Key Questions and Takeaways
What does Prometheum going live signal?
It signals a push toward a regulated crypto business model, where compliance and legal structure are part of the product pitch. The real question is whether it can actually build something useful, not just something lawyer-approved.
Why does Japan opening to foreign stablecoins matter?
It matters because a major economy is expanding stablecoin market access instead of shutting it down. That could improve payments, trading, and cross-border settlement while giving users more choice.
What is the CFTC doing in Minnesota?
The CFTC is suing Minnesota over a crypto ban, likely because the federal regulator believes the state restriction conflicts with federal authority or overreaches its legal limits.
What are stablecoins, in simple terms?
Stablecoins are crypto assets designed to hold a steady value, usually tied to a fiat currency like the U.S. dollar. They’re commonly used for payments, trading, and moving money quickly.
Why are stablecoins so controversial?
Because they sit right between crypto, banking, and monetary control. Regulators worry about consumer risk, financial stability, and lost control over payment rails.

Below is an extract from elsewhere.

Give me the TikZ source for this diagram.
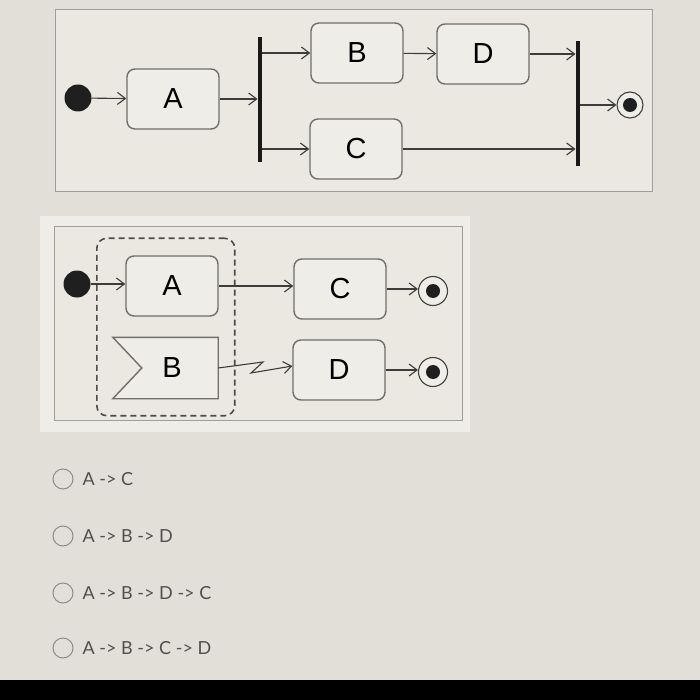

Users mostly worry about whether the thing works.
What does this mean for crypto regulation in the U.S.?
It shows the U.S. remains divided between innovation, enforcement, and state-level resistance. The result is confusion, legal fights, and a lot of wasted energy that could be spent building better systems.
Why does Bitcoin still stand apart?
Because Bitcoin doesn’t need a regulator’s permission to exist. It remains the clearest example of open, decentralized money — the kind that keeps working even when politicians and agencies start playing tug-of-war with the rules.
The bigger picture is blunt: crypto adoption will not be decided by slogans or price fantasies. It will be decided by infrastructure, legal clarity, and whether governments choose to enable useful technology or kneecap it out of habit. The former drives progress. The latter just keeps the lawyers busy.